As importing and exporting intrinsically comes with the risk of non-payment or non-delivery, depending which end of the chain you’re on, it’s useful for companies involved to have some sort of security in place, particularly as resolving such disputes over distance can be tricky.
When can a letter of credit be used?
If your company frequently trades overseas, you’ve probably come across a letter of credit before, but did you also know that some funders for trade finance and import/export finance might require one from you as well?
While using a funder for trade finance or import/export finance to improve your company’s cash flow, there’s essentially another party involved who will need a guarantee that the money they are providing for the financing agreement will be repaid.
Are there costs involved with getting a letter of credit?
Because the bank or lender is giving security that money will be paid or received, they will charge a fee which is usually a percentage of the amount covered by the letter of credit.
For example, if your bank or lender charges 1% for a letter of credit and the amount the letter is covering is £100,000, you’ll pay £1,000 in fees.
Types of letter of credit
The most commonly used types are:
Unless everyone in the process agrees, an irrevocable letter of credit cannot be cancelled or changed, which means it provides a little more security than a revocable one.
The letter of credit can be changed or cancelled at any time by the issuer.
Once the buyer’s bank has issued the letter of credit, the seller can opt to have it confirmed by a bank of their choosing to ensure that it’s legitimate. This also provides more security than leaving it unconfirmed.
As the name might suggest, this is a letter of credit that has been issued but not confirmed by a second bank.
If there are intermediaries working in the transaction between buyer and seller, the letter of credit can be passed between parties on the receiving end of payment.
Combinations of the above five types are also available, like a confirmed and revocable. In addition to the types already listed, letters of credit can also be:
If the seller doesn’t expect to have to draw on a letter of credit but would like security just in case, they can have this in the form of a standby letter of credit from the buyer.
If the buyer and seller expect to have a longer lasting relationship and multiple transactions, then a revolving letter of credit is useful for covering more than one transaction.
If a transferable letter of credit isn’t suitable for the process between buyer and seller but there are still intermediaries involved, a back-to-back letter of credit can be used in its place.

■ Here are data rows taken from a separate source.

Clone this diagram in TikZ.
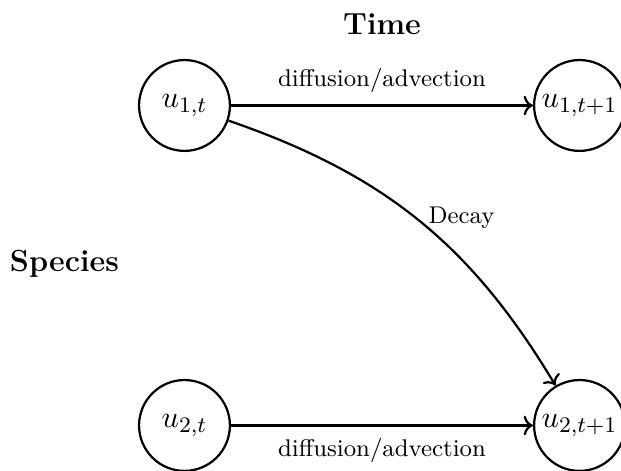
\documentclass[tikz,border=0pt]{standalone}
\usetikzlibrary{arrows.meta}
\begin{document}
\begin{tikzpicture}[
  state/.style={circle, draw, thick, minimum size=1.15cm, inner sep=0pt, font=\fontsize{11}{13}\selectfont},
  flow/.style={->, thick},
  lab/.style={font=\fontsize{8.7}{10}\selectfont},
  head/.style={font=\fontsize{11}{13}\selectfont\bfseries}
]
\useasboundingbox (-2.335,1.335) rectangle (5.525,-4.614);
\node[state] (a1) at (0,0) {$u_{1,t}$};
\node[state] (b1) at (5,0) {$u_{1,t+1}$};
\node[state] (a2) at (0,-4.05) {$u_{2,t}$};
\node[state] (b2) at (5,-4.05) {$u_{2,t+1}$};
\node[head] (time) at (2.5,1.03) {Time};
\node[head] (species) at (-1.52,-2.0) {Species};
\draw[flow] (a1) -- node[lab, above=1pt] {diffusion/advection} (b1);
\draw[flow] (a2) -- node[lab, below=1pt] {diffusion/advection} (b2);
\draw[flow] (a1) to[bend left=20] node[lab, pos=0.52, anchor=south west, inner sep=0.5pt, yshift=-2pt, xshift=0.5pt] {Decay} (b2);
\end{tikzpicture}
\end{document}
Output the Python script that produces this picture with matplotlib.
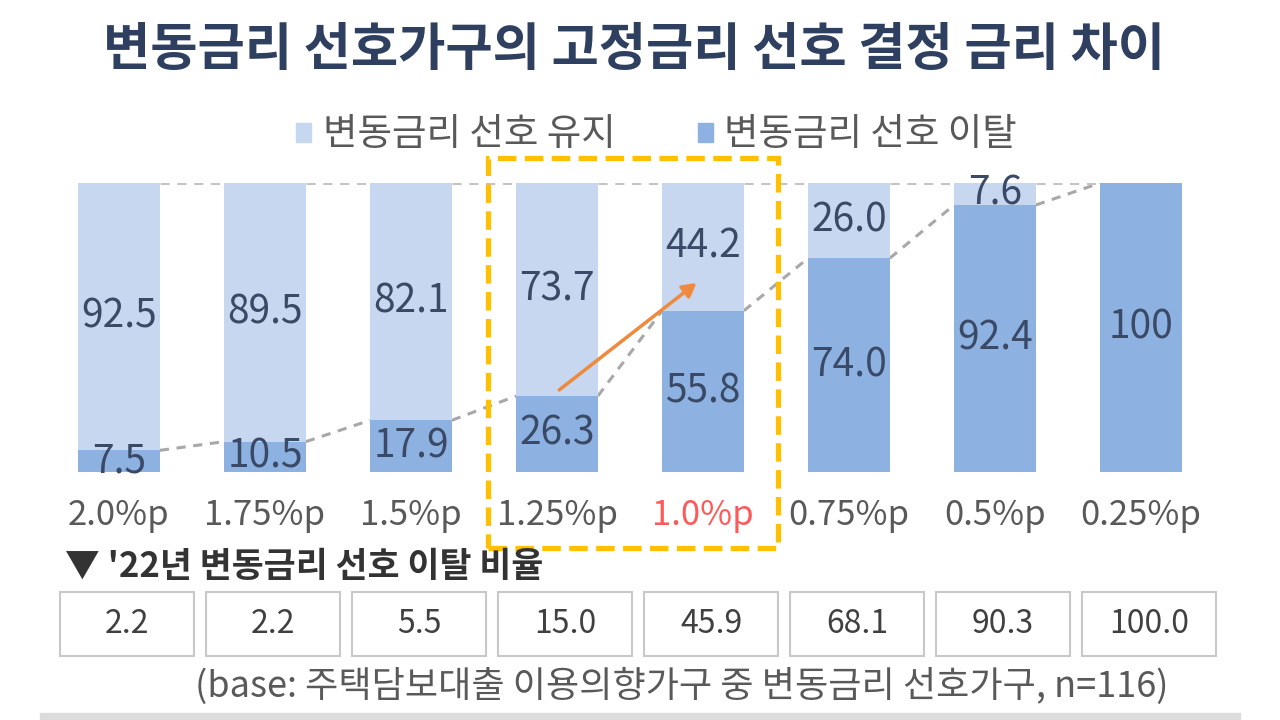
import matplotlib.pyplot as plt
from matplotlib.patches import Rectangle
import numpy as np

plt.rcParams['font.family'] = ['Noto Sans CJK KR', 'DejaVu Sans']

# data
gaps = ["2.0%p", "1.75%p", "1.5%p", "1.25%p", "1.0%p", "0.75%p", "0.5%p", "0.25%p"]
leave = [7.5, 10.5, 17.9, 26.3, 55.8, 74.0, 92.4, 100]
keep = [92.5, 89.5, 82.1, 73.7, 44.2, 26.0, 7.6, 0]
rate_22 = [2.2, 2.2, 5.5, 15.0, 45.9, 68.1, 90.3, 100.0]

light = "#c6d7ef"
dark = "#8db2e2"
label_col = "#3a4a66"
gray = "#595959"

fig = plt.figure(figsize=(12.8, 7.2), dpi=100)

# main axes: bar centres at 119 + 146*i px, plot height 183..472 px
x0 = -119 / 146
x1 = (1280 - 119) / 146
ax = fig.add_axes([0, 1 - 472 / 720, 1, 289 / 720])
ax.set_xlim(x0, x1)
ax.set_ylim(0, 100)
ax.axis("off")

x = np.arange(len(gaps))
w = 0.56
ax.bar(x, leave, width=w, color=dark, zorder=2)
ax.bar(x, keep, width=w, bottom=leave, color=light, zorder=2)

# series lines
for i in range(len(x) - 1):
    ax.plot([x[i] + w / 2, x[i + 1] - w / 2], [leave[i], leave[i + 1]],
            ls=(0, (3, 2.5)), color="#a8a8a8", lw=2.2, zorder=1)
    ax.plot([x[i] + w / 2, x[i + 1] - w / 2], [100, 100],
            ls=(0, (3, 2.5)), color="#c4c4c4", lw=2.2, zorder=1)

# data labels
for i in range(len(x)):
    if leave[i] > 0:
        ax.text(x[i], leave[i] / 2, f"{leave[i]:g}" if leave[i] == 100 else f"{leave[i]:.1f}",
                ha="center", va="center", fontsize=28, color=label_col, zorder=3)
    if keep[i] > 0:
        ax.text(x[i], leave[i] + keep[i] / 2, f"{keep[i]:.1f}",
                ha="center", va="center", fontsize=28, color=label_col, zorder=3)

# category labels
for i, g in enumerate(gaps):
    ax.text(x[i], -15, g, ha="center", va="center", fontsize=25,
            color="#ff5a5a" if g == "1.0%p" else gray)

# highlight box
hb = Rectangle((3 - 0.47, -26.3), 1.987, 135, fill=False, ec="#ffc000",
               lw=3.8, ls=(0, (3.5, 1.6)), clip_on=False, zorder=4)
ax.add_patch(hb)

# orange arrow
ax.annotate("", xy=(3.97, 66), xytext=(3, leave[3] + 1.5),
            arrowprops=dict(arrowstyle="-|>,head_length=0.8,head_width=0.45",
                            color="#ef8a3c", lw=2.5), zorder=5)

# title and legend
fig.text(0.495, 1 - 50 / 720, "변동금리 선호가구의 고정금리 선호 결정 금리 차이",
         ha="center", va="center", fontsize=37, fontweight="bold", color="#2e3f5f")

h1 = Rectangle((0, 0), 1, 1, color=light)
h2 = Rectangle((0, 0), 1, 1, color=dark)
fig.legend([h1, h2], ["변동금리 선호 유지", "변동금리 선호 이탈"], loc="center",
           bbox_to_anchor=(0.513, 1 - 135 / 720), ncol=2, frameon=False,
           fontsize=27, handlelength=0.4, handleheight=0.4, handletextpad=0.3,
           columnspacing=2.2, labelcolor=gray)

# bottom table
fig.text(65 / 1280, 1 - 567 / 720, "▼ '22년 변동금리 선호 이탈 비율", ha="left",
         va="center", fontsize=25, fontweight="bold", color="#333333")

bx = fig.add_axes([0, 1 - 660 / 720, 1, 72 / 720])
bx.set_xlim(x0 - 0.055, x1 - 0.055)
bx.set_ylim(0, 1)
bx.axis("off")
for i, v in enumerate(rate_22):
    bx.add_patch(Rectangle((x[i] - 0.46, 0.05), 0.92, 0.9, fill=False,
                           ec="#c8c8c8", lw=1.5))
    bx.text(x[i], 0.5, f"{v:.1f}", ha="center", va="center", fontsize=23,
            color="#404040")

fig.text(0.533, 1 - 686 / 720, "(base: 주택담보대출 이용의향가구 중 변동금리 선호가구, n=116)",
         ha="center", va="center", fontsize=26, color=gray)

fig.patches.append(Rectangle((40 / 1280, 0), 1200 / 1280, 7 / 720, color="#dcdcdc",
                             transform=fig.transFigure, figure=fig))

fig.savefig("out.png", dpi=100)
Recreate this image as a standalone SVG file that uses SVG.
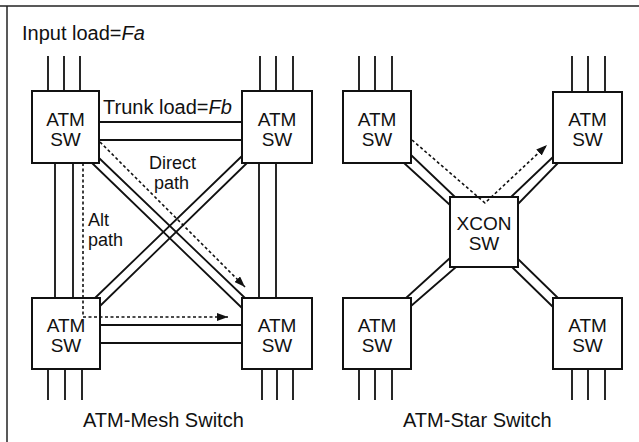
<svg xmlns="http://www.w3.org/2000/svg" width="639" height="442" viewBox="0 0 639 442">
<style>
.box{fill:#fff;stroke:#111;stroke-width:2}
.ln{stroke:#111;stroke-width:1.8;fill:none}
.dot{stroke:#111;stroke-width:1.6;fill:none;stroke-dasharray:3 2.5}
.frame{stroke:#222;stroke-width:1.5;fill:none}
text{font-family:"Liberation Sans",Arial,sans-serif;fill:#111}
.lbl{font-size:20px}
.sm{font-size:18px}
.bx{font-size:19px;text-anchor:middle}
</style>
<defs>
<marker id="ah" viewBox="0 0 11 8" refX="11" refY="4" markerWidth="11" markerHeight="8" markerUnits="userSpaceOnUse" orient="auto">
<path d="M0,0 L11,4 L0,8 Z" fill="#111"/>
</marker>
</defs>
<rect x="0" y="0" width="639" height="442" fill="#fff"/>
<g id="frame">
<line class="frame" x1="0" y1="6" x2="639" y2="6"/>
<line class="frame" x1="7" y1="6" x2="7" y2="442" stroke-width="1"/>
</g>
<g id="labels">
<text class="lbl" x="22" y="40">Input load=<tspan font-style="italic">Fa</tspan></text>
<text class="lbl" x="103" y="114">Trunk load=<tspan font-style="italic">Fb</tspan></text>
<text class="sm" x="149" y="169">Direct</text>
<text class="sm" x="154" y="189">path</text>
<text class="sm" x="88" y="226">Alt</text>
<text class="sm" x="88" y="246">path</text>
<text class="lbl" x="83" y="427">ATM-Mesh Switch</text>
<text class="lbl" x="403" y="427">ATM-Star Switch</text>
</g>
<g id="mesh_tl"><rect class="box" x="32" y="91" width="67" height="72"/><text class="bx" x="65.5" y="126">ATM</text><text class="bx" x="65.5" y="146">SW</text></g>
<g id="mesh_tr"><rect class="box" x="242" y="91" width="70" height="72"/><text class="bx" x="277" y="126">ATM</text><text class="bx" x="277" y="146">SW</text></g>
<g id="mesh_bl"><rect class="box" x="32" y="298" width="68" height="71"/><text class="bx" x="66" y="332">ATM</text><text class="bx" x="66" y="352">SW</text></g>
<g id="mesh_br"><rect class="box" x="242" y="298" width="70" height="71"/><text class="bx" x="277" y="332">ATM</text><text class="bx" x="277" y="352">SW</text></g>
<g id="star_tl"><rect class="box" x="343" y="91" width="68" height="72"/><text class="bx" x="377" y="126">ATM</text><text class="bx" x="377" y="146">SW</text></g>
<g id="star_tr"><rect class="box" x="553" y="92" width="69" height="71"/><text class="bx" x="587.5" y="126">ATM</text><text class="bx" x="587.5" y="146">SW</text></g>
<g id="star_xcon"><rect class="box" x="450" y="197" width="68" height="70"/><text class="bx" x="484" y="230">XCON</text><text class="bx" x="484" y="250">SW</text></g>
<g id="star_bl"><rect class="box" x="343" y="298" width="68" height="71"/><text class="bx" x="377" y="332">ATM</text><text class="bx" x="377" y="352">SW</text></g>
<g id="star_br"><rect class="box" x="553" y="298" width="69" height="71"/><text class="bx" x="587.5" y="332">ATM</text><text class="bx" x="587.5" y="352">SW</text></g>
<g id="connectors">
<path class="ln" d="M48,56V91M64,56V91M80,56V91M260,56V91M276,56V91M293,56V91"/>
<path class="ln" d="M48,369V400M65,369V400M82,369V400M262,369V400M277,369V400M293,369V400"/>
<path class="ln" d="M359,56V91M375,56V91M392,56V92M572,56V92M588,56V92M605,56V92"/>
<path class="ln" d="M359,369V400M375,369V400M392,369V400M572,369V400M588,369V400M605,369V400"/>
<path class="ln" d="M99,122H242M99,140H242"/>
<path class="ln" d="M100,325H242M100,343H242"/>
<path class="ln" d="M55,163V298M73,163V298"/>
<path class="ln" d="M259,163V298M276,163V298"/>
<path class="ln" d="M99,158L245,298M92,163L242,308"/>
<path class="ln" d="M242,156L95,298M247,163L100,306"/>
<path class="ln" d="M411,155L455,197M404,163L450,205"/>
<path class="ln" d="M511,197L553,157M518,204L558,163"/>
<path class="ln" d="M450,258L406,298M456,267L411,306"/>
<path class="ln" d="M518,259L558,298M512,267L553,307"/>
<path class="dot" d="M100,142L245,287" marker-end="url(#ah)"/>
<path class="dot" d="M83,163V317H228" marker-end="url(#ah)"/>
<path class="dot" d="M412,140L485,203L547,145" marker-end="url(#ah)"/>
</g>
</svg>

Benefits of a letter of credit for sellers
As a seller, having a letter of credit means a guarantee that you’ll receive the money due to you on time and in full. You have a sense of security surrounding the payment, provided that all terms and conditions are met, as all the risk is transferred to the bank or funder providing the letter instead.
They’re also useful if you’re looking to secure financing. Some trade finance providers will ask for one before finalising the facility. Once you have it all in place, you could be in a better position to purchase materials and supplies to fulfill orders.
Benefits of a letter of credit for buyers
Buyers with a letter of credit can guarantee that they’ll receive the goods they’re paying for and so the risk of being out of pocket with nothing to show for it is reduced.